If you like The Lemonheads, you’ll love Tell me about your day again. by SUDS.
SUDS new album opens with Heavy in the air, and you’re immediately hit by the softness of Mae Carter’s voice. Gentle, unforced, and quite the opposite of the over-performed gymnastics that have long defined emo. Her vocals sit closer to a conversational, tender and story-led folk tradition, and this single difference changes the entire emotional weather of the band from fuzzy, simple pop-punk to something with way more heart.

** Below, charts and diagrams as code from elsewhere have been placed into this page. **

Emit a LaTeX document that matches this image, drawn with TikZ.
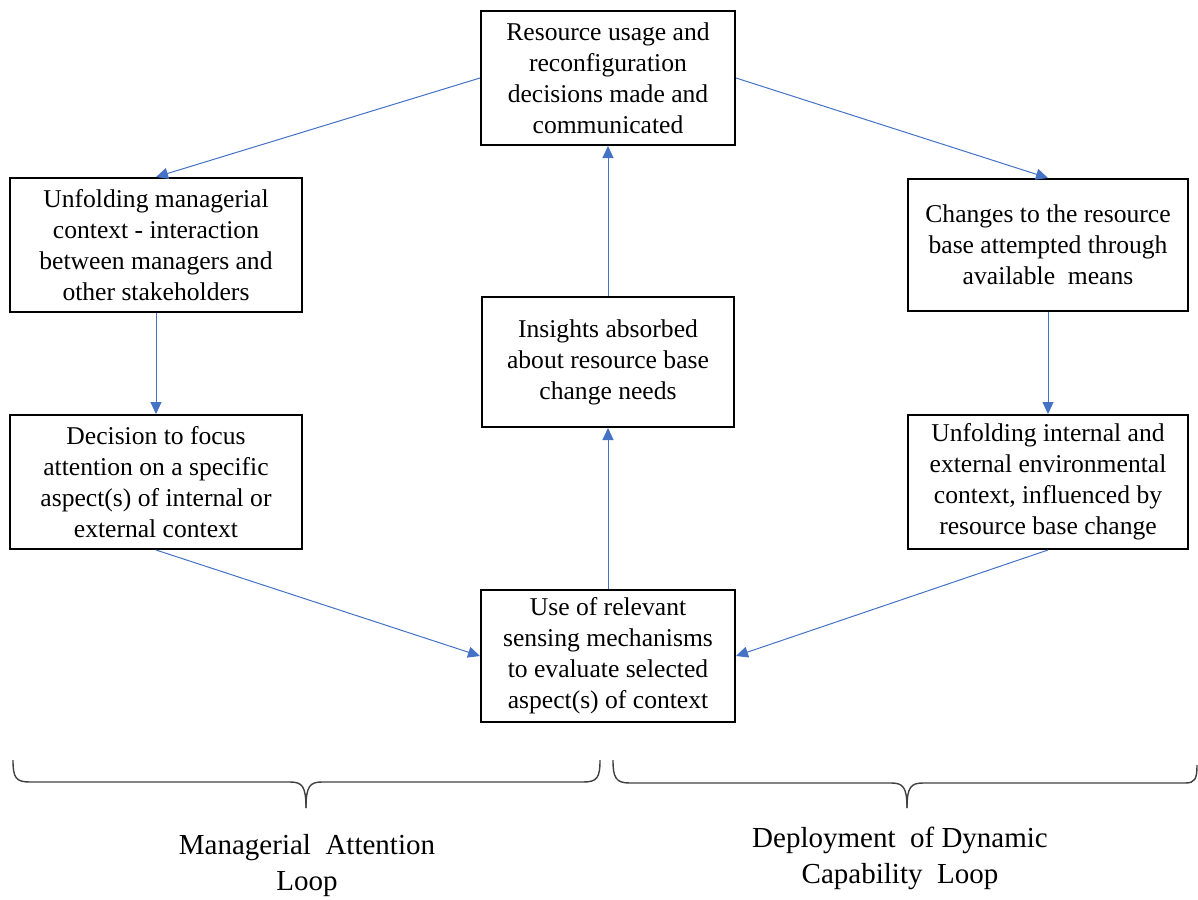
\documentclass[tikz,border=0pt]{standalone}
\usepackage{fontspec}
\setmainfont{Liberation Serif}
\usepackage{xcolor}
\usepackage{tikz}
\usetikzlibrary{arrows.meta,positioning}

\definecolor{arrowblue}{HTML}{4472C4}
\definecolor{bracegray}{HTML}{404040}

\tikzset{
  box/.style={draw=black, line width=1pt, align=center, inner sep=2pt,
    font=\fontsize{12.8}{15.5}\selectfont},
  flow/.style={draw=arrowblue, line width=0.5pt, -{Triangle[length=6pt,width=5.5pt]}},
  brace/.style={draw=bracegray, line width=0.7pt},
  looplabel/.style={align=center, font=\fontsize{14.5}{18}\selectfont}
}

\begin{document}
\begin{tikzpicture}[x=0.5pt, y=-0.5pt]

  \useasboundingbox (0,0) rectangle (1198,899);

  % Boxes
  \node[box, minimum width=127pt, minimum height=67pt] (res) at (608,78)
    {Resource usage and\\ reconfiguration\\ decisions made and\\ communicated};
  \node[box, minimum width=146pt, minimum height=67pt] (mgr) at (156,245)
    {Unfolding managerial\\ context - interaction\\ between managers and\\ other stakeholders};
  \node[box, minimum width=140pt, minimum height=66pt] (chg) at (1048,245)
    {Changes to the resource\\ base attempted through\\ available\ \ means};
  \node[box, minimum width=126pt, minimum height=65pt] (ins) at (608,362)
    {Insights absorbed\\ about resource base\\ change needs};
  \node[box, minimum width=146pt, minimum height=67pt] (foc) at (156,482)
    {Decision to focus\\ attention on a specific\\ aspect(s) of internal or\\ external context};
  \node[box, minimum width=140pt, minimum height=67pt] (env) at (1048,482)
    {Unfolding internal and\\ external environmental\\ context, influenced by\\ resource base change};
  \node[box, minimum width=127pt, minimum height=66pt] (sen) at (608,656)
    {Use of relevant\\ sensing mechanisms\\ to evaluate selected\\ aspect(s) of context};

  % Arrows
  \draw[flow] (res.west) -- (mgr.north);
  \draw[flow] (res.east) -- (chg.north);
  \draw[flow] (mgr.south) -- (foc.north);
  \draw[flow] (chg.south) -- (env.north);
  \draw[flow] (foc.south) -- (sen.west);
  \draw[flow] (env.south) -- (sen.east);
  \draw[flow] (sen.north) -- (ins.south);
  \draw[flow] (ins.north) -- (res.south);

  % Braces
  \draw[brace] (13,760) .. controls (13,778) and (16,782) .. (30,782) -- (290,782)
    .. controls (302,782) and (306,786) .. (306,808);
  \draw[brace] (600,760) .. controls (600,778) and (597,782) .. (583,782) -- (322,782)
    .. controls (310,782) and (306,786) .. (306,808);
  \draw[brace] (613,760) .. controls (613,778) and (616,783) .. (630,783) -- (891,783)
    .. controls (903,783) and (907,787) .. (907,808);
  \draw[brace] (1197,765) .. controls (1197,779) and (1195,783) .. (1185,783) -- (923,783)
    .. controls (911,783) and (907,787) .. (907,808);

  % Loop labels
  \node[looplabel] (mal) at (307,866) {Managerial\ \ Attention\\ Loop};
  \node[looplabel] (ddc) at (900,858) {Deployment\ \ of Dynamic\\ Capability\ \ Loop};

\end{tikzpicture}
\end{document}
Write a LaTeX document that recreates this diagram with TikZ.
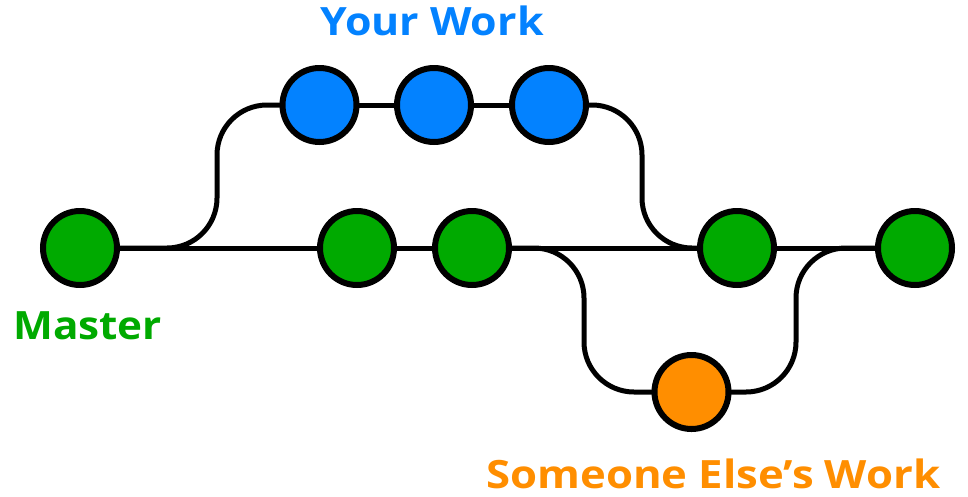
\documentclass[tikz,border=0pt]{standalone}
\usepackage{fontspec}
\setmainfont{Open Sans}[BoldFont={* Bold}]
\usetikzlibrary{backgrounds}
\definecolor{cblue}{RGB}{3,130,255}
\definecolor{cgreen}{RGB}{0,170,0}
\definecolor{corange}{RGB}{255,142,0}
\tikzset{
  commit/.style={circle, draw=black, line width=6pt, minimum size=74pt, inner sep=0pt},
  conn/.style={draw=black, line width=5pt, rounded corners=50pt},
  lbl/.style={font=\bfseries\fontsize{39}{39}\selectfont, inner sep=0pt}
}
\begin{document}
\begin{tikzpicture}[x=1pt,y=-1pt]
\useasboundingbox (0,0) rectangle (968,496);
\node[commit, fill=cgreen] (g1) at (80,248) {};
\node[commit, fill=cgreen] (g2) at (357,248) {};
\node[commit, fill=cgreen] (g3) at (472,248) {};
\node[commit, fill=cgreen] (g4) at (737,248) {};
\node[commit, fill=cgreen] (g5) at (915,248) {};
\node[commit, fill=cblue] (b1) at (319.5,105) {};
\node[commit, fill=cblue] (b2) at (434,105) {};
\node[commit, fill=cblue] (b3) at (549,105) {};
\node[commit, fill=corange] (o1) at (691.5,392) {};
\node[lbl, text=cblue, anchor=base] (tyour) at (432,35) {\scalebox{1.1}[1]{Your Work}};
\node[lbl, text=cgreen, anchor=base west] (tmaster) at (13,339) {\scalebox{1.083}[1]{Master}};
\node[lbl, text=corange, anchor=base west] (telse) at (486,488) {\scalebox{1.12}[1]{Someone Else’s Work}};
\begin{scope}[on background layer]
\fill[white] (0,0) rectangle (968,496);
\draw[conn] (g1.center) -- (g5.center);
\draw[conn] (g1.center) -- ++(137,0) |- (b1.center);
\draw[conn] (b1.center) -- (b3.center);
\draw[conn] (b3.center) -- ++(93,0) |- (g4.center);
\draw[conn] (g3.center) -- ++(112,0) |- (o1.center);
\draw[conn] (o1.center) -- ++(104.5,0) |- (g5.center);
\end{scope}
\end{tikzpicture}
\end{document}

The opener is a fast, summery, bouncy banger and the whole album from this point radiates sincerity. Major-7 chords ring with intricate finger-picked guitar arpeggios spiralling and winding with a buoyant rollick. The male-vocal pairing throughout, especially when the two sing an octave apart, is incredibly comforting. Hook Me Out is built on a lilting and intriguing waltz, verses gently rocking, and the chorus lifting into an even brighter, hammock-swaying rhythm. A signature across the album is the stately trumpet which appears sparingly, but brings a kind of modest and ceremonial colour that’s an unusual choice for an emo-pop record but beautiful every time. SUDS seem to really enjoy making lively, tumbling noise together with little hooky details coming from unexpected corners, and it’s all extremely radio-ready, but in a way that feels warm and cosy rather than corporate and sterile. Tell me about your day again. is exquisitely friendly, and you can hear the collaboration in every corner with little ghost notes on the drums that mirror guitar phrases, and melodic basslines that dance instead of just anchoring the root note. The album welcomes you in instantly, sounding like four people making something beautiful simply because they love doing it together. For all its gentleness, SUDS aren’t shy about running headlong into big, noisy emo crescendos but the vocals refuse every cliché of the genre, remaining understated and sincere.